Mathilde Panot, présidente du groupe parlementaire des Insoumis, a défendu Mélenchon et ses collègues. « Des dizaines d’entre nous sont menacés de mort par l’extrême droite », a-t-elle déclaré. « Nous assurons notre propre sécurité, sans aucune aide de l’État. Et Darmanin offre une protection à une journaliste pour un tweet. C’est absurde », a-t-elle ajouté.
Depuis deux mois, Jean-Luc Mélenchon et son entourage font face à de nombreuses polémiques.
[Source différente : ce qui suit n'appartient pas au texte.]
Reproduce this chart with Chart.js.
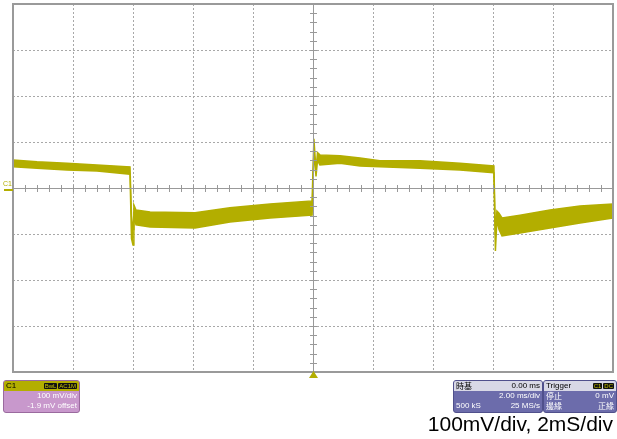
<!DOCTYPE html>
<html lang="zh-Hant">
<head>
<meta charset="UTF-8">
<title>Scope capture</title>
<script src="https://cdn.jsdelivr.net/npm/chart.js"></script>
<style>
  html, body { margin: 0; padding: 0; background: #fff; }
  #wrap { position: relative; width: 617px; height: 439px; overflow: hidden; font-family: "Liberation Sans", Arial, sans-serif; }
  #wrap canvas { position: absolute; left: 0; top: 0; }
  .box { position: absolute; top: 380px; height: 31px; border-radius: 3px; overflow: hidden; font-size: 8px; line-height: 10px; }
  .hd { height: 10px; padding: 0 2px; display: flex; justify-content: space-between; align-items: center; }
  .row { height: 10px; padding: 0 2px; display: flex; justify-content: space-between; color: #fff; }
  .badge { background: #111; color: #c8c400; font-size: 6px; line-height: 7px; padding: 0 1px; border-radius: 1px; margin-left: 1px; }
  .cjk { font-family: "Noto Sans CJK TC", sans-serif; }
  #c1 { left: 3px; width: 75px; background: #c898cc; border: 1px solid #9a6a9e; }
  #c1 .hd { background: #b3ae00; color: #000; }
  #tb { left: 453px; width: 88px; background: #6c6cab; border: 1px solid #50508c; }
  #tb .hd, #tr .hd { background: #d8d8e6; color: #000; }
  #tr { left: 543px; width: 72px; background: #6c6cab; border: 1px solid #50508c; }
  #note { position: absolute; right: 4px; top: 412px; font-size: 21px; color: #000; }
</style>
</head>
<body>
<div id="wrap">
  <canvas id="scope"></canvas>
  <div class="box" id="c1">
    <div class="hd"><span>C1</span><span><span class="badge">BwL</span><span class="badge">AC1M</span></span></div>
    <div class="row"><span></span><span>100 mV/div</span></div>
    <div class="row"><span></span><span>-1.9 mV offset</span></div>
  </div>
  <div class="box" id="tb">
    <div class="hd"><span class="cjk">時基</span><span>0.00 ms</span></div>
    <div class="row"><span></span><span>2.00 ms/div</span></div>
    <div class="row"><span>500 kS</span><span>25 MS/s</span></div>
  </div>
  <div class="box" id="tr">
    <div class="hd"><span>Trigger</span><span><span class="badge">C1</span><span class="badge">DC</span></span></div>
    <div class="row"><span class="cjk">停止</span><span>0 mV</span></div>
    <div class="row"><span class="cjk">邊緣</span><span class="cjk">正緣</span></div>
  </div>
  <div id="note">100mV/div, 2mS/div</div>
</div>

<script>
// time in ms, envelope of the noisy trace in mV
const timeMs = [-10, -9.2, -8.2, -7.2, -6.1, -6.05, -6.0, -5.97, -5.9, -5.43, -3.93, -2.77, -1.43, -0.03,
                0.03, 0.1, 0.15, 0.23, 0.9, 1.57, 2.23, 3.57, 4.9, 6.03,
                6.08, 6.13, 6.2, 6.3, 6.9, 7.9, 8.9, 10];
const upperMv = [61, 57, 54, 50, 46, -60, -90, -37, -48, -52, -54, -43, -35, -28,
                 107, 39, 77, 72, 70, 65, 59, 59, 54, 48,
                 -100, -50, -55, -65, -59, -48, -39, -35];
const lowerMv = [46, 43, 39, 37, 30, -110, -124, -60, -80, -85, -87, -74, -65, -59,
                 80, 25, 60, 50, 54, 48, 46, 43, 39, 33,
                 -137, -70, -90, -104, -98, -87, -76, -65];

const xTicks = { min: -10, max: 10, step: 2 };
const yTicks = { min: -400, max: 400, step: 100 };
const traceColor = '#b3ae00';

// frame, centre axes with minor ticks, channel and trigger markers
const scopeDecor = {
  id: 'scopeDecor',
  afterDraw(chart) {
    const { ctx, chartArea: a, scales: { x, y } } = chart;
    const cx = x.getPixelForValue(0), cy = y.getPixelForValue(0);
    ctx.save();
    ctx.strokeStyle = '#999';
    ctx.lineWidth = 1;
    ctx.beginPath();
    ctx.moveTo(a.left, cy + 0.5); ctx.lineTo(a.right, cy + 0.5);
    ctx.moveTo(cx + 0.5, a.top); ctx.lineTo(cx + 0.5, a.bottom);
    for (let t = xTicks.min; t <= xTicks.max; t += 0.4) {
      const px = Math.round(x.getPixelForValue(t)) + 0.5;
      ctx.moveTo(px, cy - 3); ctx.lineTo(px, cy + 4);
    }
    for (let v = yTicks.min; v <= yTicks.max; v += 20) {
      const py = Math.round(y.getPixelForValue(v)) + 0.5;
      ctx.moveTo(cx - 3, py); ctx.lineTo(cx + 4, py);
    }
    ctx.stroke();
    ctx.lineWidth = 2;
    ctx.strokeStyle = '#9a9a9a';
    ctx.strokeRect(a.left, a.top, a.right - a.left, a.bottom - a.top);
    // C1 marker
    ctx.fillStyle = traceColor;
    ctx.font = '7px "Liberation Sans", Arial';
    ctx.fillText('C1', 3, cy - 2);
    ctx.fillRect(4, cy + 1, a.left - 4, 2);
    // trigger marker
    ctx.beginPath();
    ctx.moveTo(cx - 4, a.bottom + 6); ctx.lineTo(cx + 5, a.bottom + 6); ctx.lineTo(cx + 0.5, a.bottom - 1);
    ctx.closePath();
    ctx.fill();
    ctx.restore();
  }
};

new Chart(document.getElementById('scope'), {
  type: 'line',
  data: {
    datasets: [
      {
        data: timeMs.map((t, i) => ({ x: t, y: upperMv[i] })),
        borderColor: traceColor, backgroundColor: traceColor,
        borderWidth: 1.5, pointRadius: 0, fill: '+1', tension: 0
      },
      {
        data: timeMs.map((t, i) => ({ x: t, y: lowerMv[i] })),
        borderColor: traceColor, backgroundColor: traceColor,
        borderWidth: 1.5, pointRadius: 0, fill: false, tension: 0
      }
    ]
  },
  options: {
    responsive: true,
    maintainAspectRatio: false,
    animation: false,
    layout: { padding: { left: 13, right: 4, top: 4, bottom: 67 } },
    plugins: { legend: { display: false }, tooltip: { enabled: false } },
    scales: {
      x: {
        type: 'linear', min: xTicks.min, max: xTicks.max,
        ticks: { stepSize: xTicks.step, display: false },
        grid: { color: '#a8a8a8', drawTicks: false },
        border: { display: false, dash: [2, 2] }
      },
      y: {
        min: yTicks.min, max: yTicks.max,
        ticks: { stepSize: yTicks.step, display: false },
        grid: { color: '#a8a8a8', drawTicks: false },
        border: { display: false, dash: [2, 2] }
      }
    }
  },
  plugins: [scopeDecor]
});
</script>
</body>
</html>
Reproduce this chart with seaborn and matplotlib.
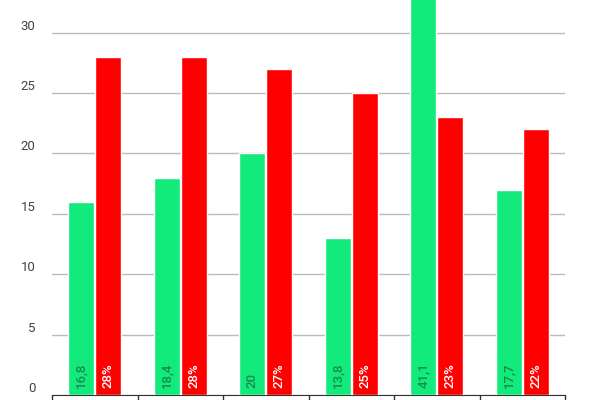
import pandas as pd
import matplotlib
matplotlib.use('Agg')
import matplotlib.pyplot as plt
import seaborn as sns

groups = ['A', 'B', 'C', 'D', 'E', 'F']
green_vals = [16, 18, 20, 13, 41, 17]
red_vals = [28, 28, 27, 25, 23, 22]
green_labels = ['16,8', '18,4', '20', '13,8', '41,1', '17,7']
red_labels = ['28%', '28%', '27%', '25%', '23%', '22%']

df = pd.DataFrame({
    'group': groups * 2,
    'value': green_vals + red_vals,
    'serie': ['g'] * 6 + ['r'] * 6,
})

sns.set_style('white')
plt.rcParams['font.family'] = ['Roboto', 'DejaVu Sans']

fig = plt.figure(figsize=(6, 4), dpi=100)
ax = fig.add_axes([52 / 600, 5 / 400, 513 / 600, 395 / 400])
sns.barplot(data=df, x='group', y='value', hue='serie', palette={'g': '#13EA7C', 'r': '#FF0000'},
            saturation=1, width=0.63, gap=0.05, legend=False, ax=ax, zorder=3)

ax.set_ylim(0, 32.7)
ax.set_xlim(-0.5, 5.5)
ax.set_yticks([0, 5, 10, 15, 20, 25, 30])
ax.yaxis.grid(True, color='#bbbbbb', linewidth=1, zorder=0)
ax.tick_params(axis='y', length=0, labelsize=9.5, labelcolor='#444444', pad=12)
for t in ax.get_yticklabels():
    t.set_verticalalignment('bottom')
ax.set_xticks([i - 0.5 for i in range(7)])
ax.set_xticklabels([])
ax.tick_params(axis='x', bottom=True, length=6, width=1, color='#333333', direction='out')
for s in ['top', 'right', 'left']:
    ax.spines[s].set_visible(False)
ax.spines['bottom'].set_color('#333333')
ax.set_xlabel('')
ax.set_ylabel('')

for bar, lab in zip(ax.patches[:6], green_labels):
    ax.text(bar.get_x() + bar.get_width() / 2, 0.6, lab, rotation=90, ha='center', va='bottom',
            fontsize=9.5, fontweight='medium', color='#168a4c', zorder=4)
for bar, lab in zip(ax.patches[6:12], red_labels):
    ax.text(bar.get_x() + bar.get_width() / 2, 0.6, lab, rotation=90, ha='center', va='bottom',
            fontsize=9.5, fontweight='medium', color='white', zorder=4)

fig.savefig('out.png', dpi=100)
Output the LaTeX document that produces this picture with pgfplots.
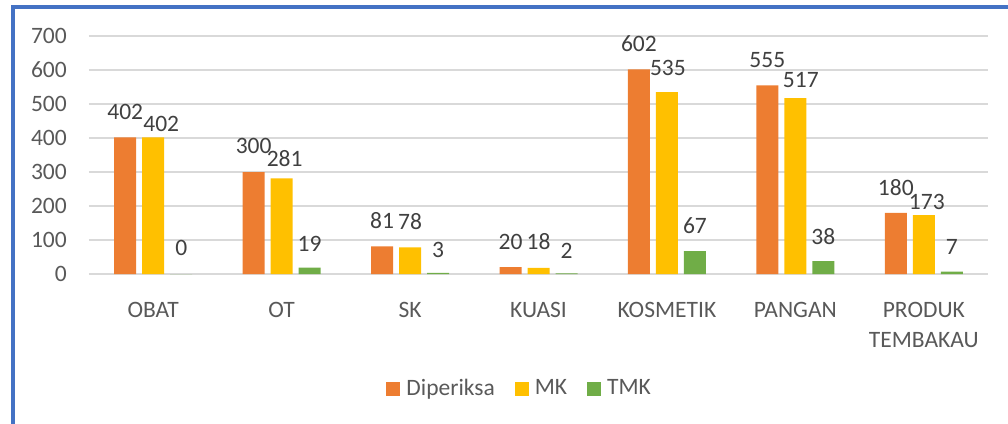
\documentclass[border=0pt]{standalone}
\usepackage{fontspec}
\setmainfont{Carlito}
\usepackage{pgfplots}
\usepackage{pgfplotstable}
\pgfplotsset{compat=1.18}
\definecolor{cOr}{HTML}{ED7D31}
\definecolor{cYe}{HTML}{FFC000}
\definecolor{cGr}{HTML}{70AD47}
\definecolor{cBl}{HTML}{4472C4}
\definecolor{cTx}{HTML}{595959}
\definecolor{cLb}{HTML}{404040}
\definecolor{cGd}{HTML}{D9D9D9}
\pgfplotstableread{
x y off xoff
0 402 17 0
1 300 18 0
2 81 17.5 0
3 20 17 0
4 602 17 0
5 555 17 0
6 180 16.5 0
}\tblD
\pgfplotstableread{
x y off xoff
0 402 5.4 8
1 281 12 3
2 78 17.6 0
3 18 17.6 0
4 535 16 1
5 517 10.3 5.5
6 173 5.3 3
}\tblMK
\pgfplotstableread{
x y off xoff
0 0 18.6 0
1 19 16 0
2 3 15.6 0
3 2 14.6 0
4 67 17.6 0
5 38 16.6 0
6 7 16.6 0
}\tblTMK
\begin{document}
\fontsize{23.5}{30}\selectfont
\begin{tikzpicture}
\begin{axis}[
  at={(89pt,149pt)}, anchor=south west,
  scale only axis, width=899pt, height=238pt,
  xmin=-0.5, xmax=6.5, ymin=0, ymax=700,
  enlargelimits=false, clip=false,
  axis line style={draw=none},
  tick style={draw=none},
  ytick={0,100,...,700},
  xtick={0,...,6},
  xticklabels={OBAT,OT,SK,KUASI,KOSMETIK,PANGAN,{PRODUK\\TEMBAKAU}},
  xticklabel style={align=center, anchor=north, inner sep=0pt, yshift=-24pt, text=cTx, font=\fontsize{23.5}{30}\selectfont},
  yticklabel style={anchor=east, inner sep=0pt, xshift=-22pt, text=cTx, font=\fontsize{23.5}{30}\selectfont},
  /pgf/number format/assume math mode=true,
  ymajorgrids, major grid style={color=cGd, line width=1.4pt},
  ybar=6pt, bar width=22pt,
  nodes near coords,
  every node near coord/.append style={inner sep=0pt, text=cLb, font=\fontsize{23.5}{30}\selectfont},
  legend columns=-1,
  legend style={at={(0.478,-0.483)}, anchor=center, draw=none, fill=none,
    font=\fontsize{23.5}{30}\selectfont, text=cTx,
    nodes={inner sep=0pt},
    /tikz/every odd column/.append style={column sep=6pt},
    /tikz/every even column/.append style={column sep=20pt}},
  legend image code/.code={\path[#1,draw=none] (0pt,-7pt) rectangle (14pt,7pt);},
]
\addplot[fill=cOr, draw=none,
  visualization depends on={\thisrow{off}\as\off},
  visualization depends on={\thisrow{xoff}\as\xoff},
  every node near coord/.append style={yshift=\off*1pt, xshift=\xoff*1pt}] table[x=x,y=y] {\tblD};
\addplot[fill=cYe, draw=none,
  visualization depends on={\thisrow{off}\as\off},
  visualization depends on={\thisrow{xoff}\as\xoff},
  every node near coord/.append style={yshift=\off*1pt, xshift=\xoff*1pt}] table[x=x,y=y] {\tblMK};
\addplot[fill=cGr, draw=none,
  visualization depends on={\thisrow{off}\as\off},
  visualization depends on={\thisrow{xoff}\as\xoff},
  every node near coord/.append style={yshift=\off*1pt, xshift=\xoff*1pt}] table[x=x,y=y] {\tblTMK};
\legend{Diperiksa,MK,TMK}
\end{axis}
\pgfresetboundingbox
\useasboundingbox (0,0) rectangle (1008pt,423pt);
\draw[cBl, line width=3.5pt] (13pt,-20pt) -- (13pt,416pt) -- (1030pt,416pt);
\end{tikzpicture}
\end{document}
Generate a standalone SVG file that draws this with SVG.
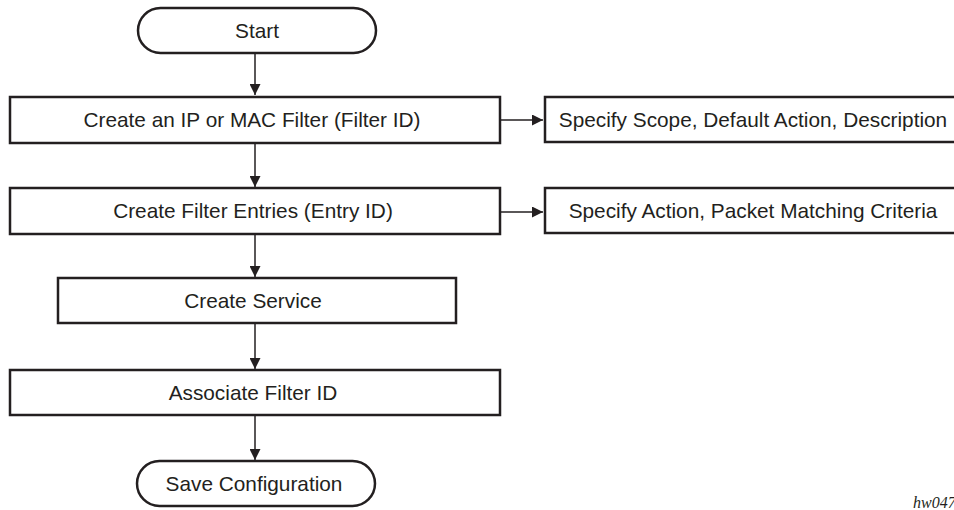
<svg xmlns="http://www.w3.org/2000/svg" width="954" height="510" viewBox="0 0 954 510">
<style>
.box{fill:#fff;stroke:#231f20;stroke-width:2.5}
.t{font-family:"Liberation Sans",Arial,sans-serif;font-size:20.8px;fill:#231f20;text-anchor:middle}
.c{stroke:#231f20;stroke-width:1.5;fill:none}
</style>
<defs>
<marker id="ah" viewBox="0 0 10 10" refX="10" refY="5" markerWidth="11" markerHeight="11" markerUnits="userSpaceOnUse" orient="auto">
<path d="M0,0 L10,5 L0,10 Z" fill="#231f20"/>
</marker>
</defs>
<rect width="954" height="510" fill="#fff"/>
<g id="connectors">
<line class="c" x1="255" y1="54" x2="255" y2="95" marker-end="url(#ah)"/>
<line class="c" x1="255" y1="144" x2="255" y2="187" marker-end="url(#ah)"/>
<line class="c" x1="255" y1="235" x2="255" y2="277" marker-end="url(#ah)"/>
<line class="c" x1="255" y1="324" x2="255" y2="369" marker-end="url(#ah)"/>
<line class="c" x1="255" y1="416" x2="255" y2="460" marker-end="url(#ah)"/>
<line class="c" x1="500" y1="120" x2="543" y2="120" marker-end="url(#ah)"/>
<line class="c" x1="500" y1="212" x2="543" y2="212" marker-end="url(#ah)"/>
</g>
<g id="start">
<rect class="box" x="138" y="8" width="238" height="45" rx="22.5"/>
<text class="t" x="257" y="38">Start</text>
</g>
<g id="create-filter">
<rect class="box" x="10" y="97" width="490" height="46"/>
<text class="t" x="252" y="127">Create an IP or MAC Filter (Filter ID)</text>
</g>
<g id="specify-scope">
<rect class="box" x="545" y="97" width="420" height="45"/>
<text class="t" x="753" y="127">Specify Scope, Default Action, Description</text>
</g>
<g id="create-entries">
<rect class="box" x="10" y="188" width="490" height="46"/>
<text class="t" x="253" y="218">Create Filter Entries (Entry ID)</text>
</g>
<g id="specify-action">
<rect class="box" x="545" y="188" width="420" height="45"/>
<text class="t" x="753" y="218">Specify Action, Packet Matching Criteria</text>
</g>
<g id="create-service">
<rect class="box" x="58" y="278" width="398" height="45"/>
<text class="t" x="253" y="308">Create Service</text>
</g>
<g id="associate">
<rect class="box" x="10" y="370" width="490" height="45"/>
<text class="t" x="253" y="400">Associate Filter ID</text>
</g>
<g id="save">
<rect class="box" x="137" y="461" width="238" height="45" rx="22.5"/>
<text class="t" x="254" y="491">Save Configuration</text>
</g>
<text x="913" y="508" font-family="'Liberation Serif','Times New Roman',serif" font-style="italic" font-size="16" fill="#231f20">hw047</text>
</svg>
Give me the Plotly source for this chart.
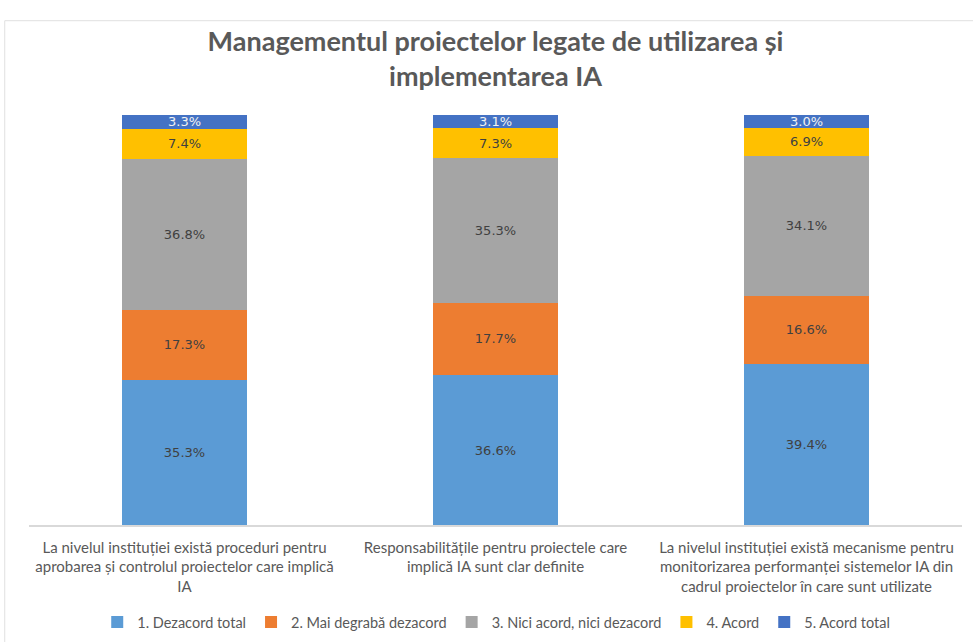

Sa réticence à qualifier le Hamas de groupe « terroriste » a contribué à la fin de la Nupes. Il a également intensifié ses critiques envers le Crif et est accusé d’avoir tenu des propos pouvant être interprétés comme antisémites. Depuis longtemps, il entretient des rapports conflictuels avec les médias, s’inscrivant dans une stratégie populiste pour représenter un vote « anti-système », comme il l’exprime dans ses livres.
« Les interviews sont devenues plus agressives et pleines d’invectives », constate une dirigeante Insoumise. « Quand je vais sur un plateau, je m’attends à un combat, pas seulement à défendre mes idées, mais à contrer des propos qui ne sont pas les nôtres. » Elle défend l’Insoumis, qui n’a jamais été condamné pour antisémitisme.
« Je ne connais pas la religion de Ruth Elkrief et cela ne m’intéresse pas. Lorsqu’on critique les agissements de quelqu’un, c’est la personne elle-même qui est visée. Je pense qu’on a encore le droit d’exprimer ses pensées sans être accusé d’antisémitisme. On ne doit pas s’autocensurer », estime-t-elle. La direction de LFI a récemment intensifié le débat sur divers sujets, dans l’espoir d’attirer les abstentionnistes. « Si une vague de rejet émerge, elle les emportera », a écrit Adrien Quatennens, ancien proche de Mélenchon.